You see them in movies, high school boys with big, broad shoulders and a constant grimace. They stomp around the school, yelling at smaller kids, and grabbing lunch money from the guy shivering in the corner while simultaneously giving two other kids a wedgie. You know, the guy who doesn’t know how to speak quietly, the one who keeps heckling, “retard”, “fat ass”, “loser”, “stupid”, “idiot”, “ugly” at all of the seemingly normal kids surrounding you. Yeah, him. The guy that people are only friends with because they don’t want to end up intimidated, hurt or humiliated by him.  The one that no one ever confronts, except for the principal, who contacts his parents, sends him home for a few days, until the cycle begins again.

You know that girl? The one who always curls her hair perfectly? The one who keeps whispering to her little clique of friends and pointing and laughing at you. The girl who keeps reaching across your desk in math class and poking your stomach with her pencil.
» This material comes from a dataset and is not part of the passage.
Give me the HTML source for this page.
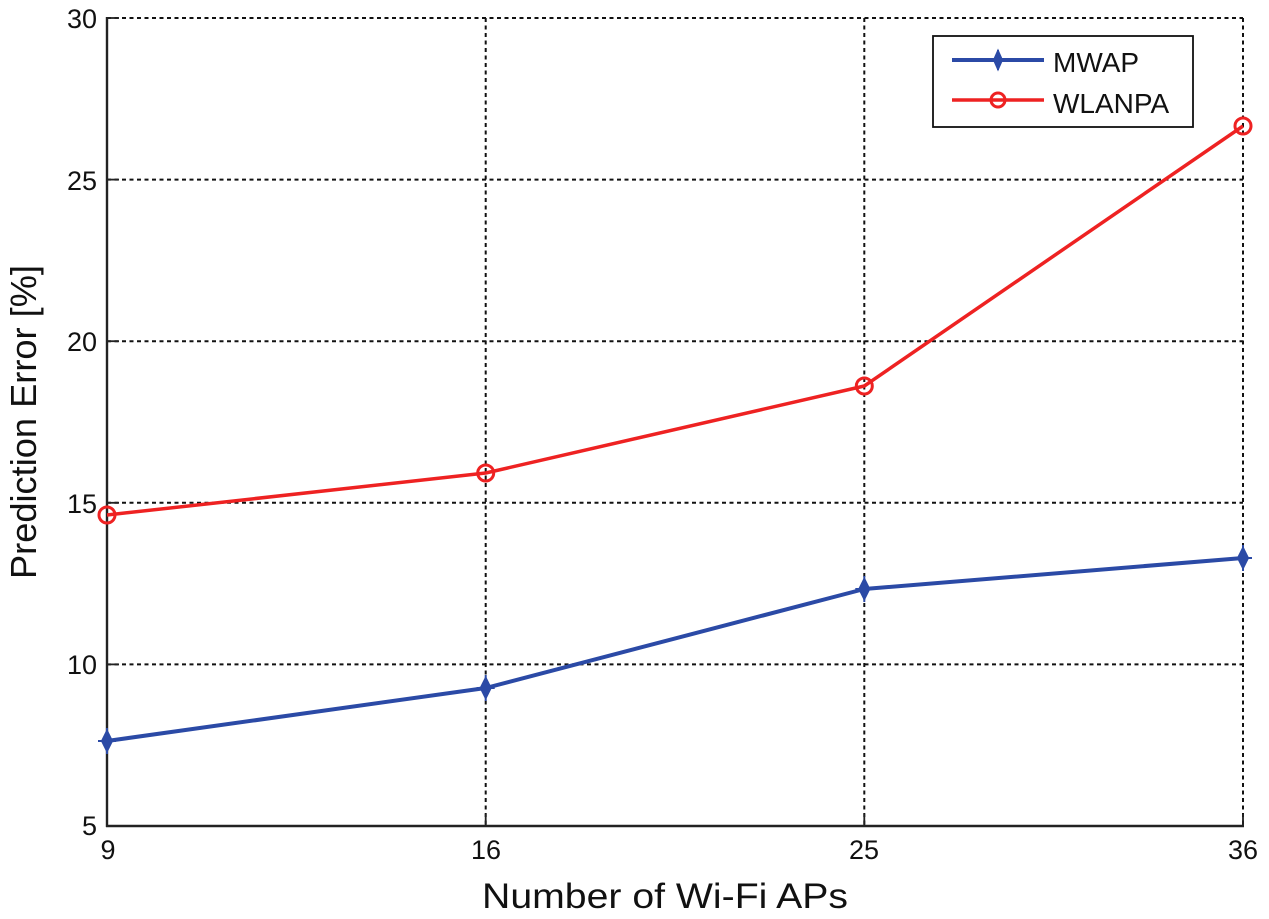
<!DOCTYPE html>
<html>
<head>
<meta charset="utf-8">
<style>
  html,body{margin:0;padding:0;background:#fff;}
  svg{display:block;}
  text{font-family:"Liberation Sans",Arial,sans-serif;fill:#111;}
</style>
</head>
<body>
<svg width="1269" height="919" viewBox="0 0 1269 919" xmlns="http://www.w3.org/2000/svg">
  <rect x="0" y="0" width="1269" height="919" fill="#fff"/>

  <!-- grid (dotted) -->
  <g stroke="#111" stroke-width="2" stroke-dasharray="4,3.5" fill="none">
    <line x1="107" y1="18" x2="1243" y2="18"/>
    <line x1="107" y1="179.6" x2="1243" y2="179.6"/>
    <line x1="107" y1="341.2" x2="1243" y2="341.2"/>
    <line x1="107" y1="502.8" x2="1243" y2="502.8"/>
    <line x1="107" y1="664.4" x2="1243" y2="664.4"/>
    <line x1="485.7" y1="18" x2="485.7" y2="826"/>
    <line x1="864.3" y1="18" x2="864.3" y2="826"/>
    <line x1="1243" y1="18" x2="1243" y2="826"/>
  </g>

  <!-- ticks -->
  <g stroke="#222" stroke-width="1.8">
    <line x1="107" y1="18" x2="119" y2="18"/>
    <line x1="107" y1="179.6" x2="119" y2="179.6"/>
    <line x1="107" y1="341.2" x2="119" y2="341.2"/>
    <line x1="107" y1="502.8" x2="119" y2="502.8"/>
    <line x1="107" y1="664.4" x2="119" y2="664.4"/>
    <line x1="485.7" y1="826" x2="485.7" y2="814"/>
    <line x1="864.3" y1="826" x2="864.3" y2="814"/>
    <line x1="1243" y1="826" x2="1243" y2="814"/>
  </g>

  <!-- axes -->
  <g stroke="#222" stroke-width="2.4" fill="none">
    <line x1="107" y1="17" x2="107" y2="827"/>
    <line x1="106" y1="826" x2="1244" y2="826"/>
  </g>

  <!-- y tick labels -->
  <g font-size="27" text-anchor="end">
    <text x="97" y="28">30</text>
    <text x="97" y="190">25</text>
    <text x="97" y="351">20</text>
    <text x="97" y="513">15</text>
    <text x="97" y="674">10</text>
    <text x="97" y="835">5</text>
  </g>

  <!-- x tick labels -->
  <g font-size="27" text-anchor="middle">
    <text x="108" y="859">9</text>
    <text x="486" y="859">16</text>
    <text x="864" y="859">25</text>
    <text x="1243" y="859">36</text>
  </g>

  <!-- axis labels -->
  <text x="482" y="908" font-size="35" textLength="366" lengthAdjust="spacingAndGlyphs">Number of Wi-Fi  APs</text>
  <text transform="translate(36,579) rotate(-90)" font-size="36" textLength="314" lengthAdjust="spacingAndGlyphs">Prediction Error [%]</text>

  <!-- WLANPA series -->
  <polyline points="107,515 485.7,473 864.3,386 1243,126" fill="none" stroke="#ee2222" stroke-width="3.5" stroke-linejoin="round"/>
  <g fill="none" stroke="#ee2222" stroke-width="3">
    <circle cx="107" cy="515" r="8"/>
    <circle cx="485.7" cy="473" r="8"/>
    <circle cx="864.3" cy="386" r="8"/>
    <circle cx="1243" cy="126" r="8"/>
  </g>

  <!-- MWAP series -->
  <polyline points="107,741 485.7,688 864.3,589 1243,558" fill="none" stroke="#2b4aa6" stroke-width="4" stroke-linejoin="round"/>
  <g fill="#2b4aa6" stroke="#2b4aa6" stroke-width="2">
    <path d="M107,731 L112,741 L107,751 L102,741 Z"/>
    <line x1="107" y1="728" x2="107" y2="754"/>
    <line x1="98" y1="741" x2="116" y2="741"/>
    <path d="M485.7,678 L490.7,688 L485.7,698 L480.7,688 Z"/>
    <line x1="485.7" y1="675" x2="485.7" y2="701"/>
    <line x1="476.7" y1="688" x2="494.7" y2="688"/>
    <path d="M864.3,579 L869.3,589 L864.3,599 L859.3,589 Z"/>
    <line x1="864.3" y1="576" x2="864.3" y2="602"/>
    <line x1="855.3" y1="589" x2="873.3" y2="589"/>
    <path d="M1243,548 L1248,558 L1243,568 L1238,558 Z"/>
    <line x1="1243" y1="545" x2="1243" y2="571"/>
    <line x1="1234" y1="558" x2="1252" y2="558"/>
  </g>

  <!-- legend -->
  <rect x="933" y="36" width="260" height="91" fill="#fff" stroke="#111" stroke-width="1.8"/>
  <line x1="952" y1="60" x2="1044" y2="60" stroke="#2b4aa6" stroke-width="4"/>
  <g fill="#2b4aa6" stroke="#2b4aa6" stroke-width="2">
    <path d="M998,51 L1002,60 L998,69 L994,60 Z"/>
    <line x1="998" y1="50" x2="998" y2="70"/>
  </g>
  <line x1="952" y1="100" x2="1044" y2="100" stroke="#ee2222" stroke-width="3.5"/>
  <circle cx="998" cy="100" r="7" fill="none" stroke="#ee2222" stroke-width="3"/>
  <text x="1053" y="72" font-size="28">MWAP</text>
  <text x="1053" y="113" font-size="28">WLANPA</text>
</svg>
</body>
</html>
Yeah, her. The girl that every other girl wants to be like, only because they feel completely insecure around her and pray for some kind of relief.

These are your stereotypical bullies. As adults they are sometimes our bosses or neighbours, or the guy who just ran us off the road. They are the “in your face, hard ass, straight up, hard core, intimidators”. Everyone knows who they are and most people steer clear.
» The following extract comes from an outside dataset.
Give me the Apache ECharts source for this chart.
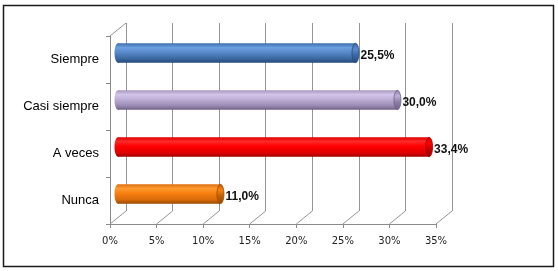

NOT ALL BULLIES ARE STEREOTYPICAL. Don’t trick yourself into thinking someone isn’t a bully, just because they are nice sometimes or they don’t constantly act tough.

Today is Pink Shirt Day. My 7 year old went to school today proudly wearing his pink shirt. We’ve talked about bullying since he was a toddler. I hate it. I hate to see people being torn down and made to feel so tiny and small. I don’t want him to ever feel that way – but let’s face it, he probably will at some point. When and if that happens, I want him to feel confident, strong and able to pick up for himself without feeling inferior or intimidated. I want him to be the kid who sees a bully picking on another child and stands up to the bully before things escalate.

. albert

It’s time to be strong together… no matter our age, body type, race, sexual orientation, religion. Let’s end this. Let’s not be scared to be called a “tattle tale” or “narc”. Let’s tell someone! Hell, let’s tell everyone! SPEAK UP! STAND UP! Nothing will ever change if we just sit around and watch people get torn down and beaten up!

A very wise man once said, “Insanity is doing the same thing over and over again and expecting different results”. We’re not insane! Let’s step up, step out, accept differences, embrace change and break the chains of bullying! We can do it. Parents, now is your chance to instill the right values in your children.  Teens, I promise you, the way you THINK your peers see you, is most definitely distorted. I was a teenager once and looking back I wish I had stood up in certain situations – when someone needed my help, but I was too concerned with what other people would think of me.

Be good. Do good. Lift each other up. Positivity will make the bullies disappear – and if you’re lucky, maybe even convert them to happiness! Trust me.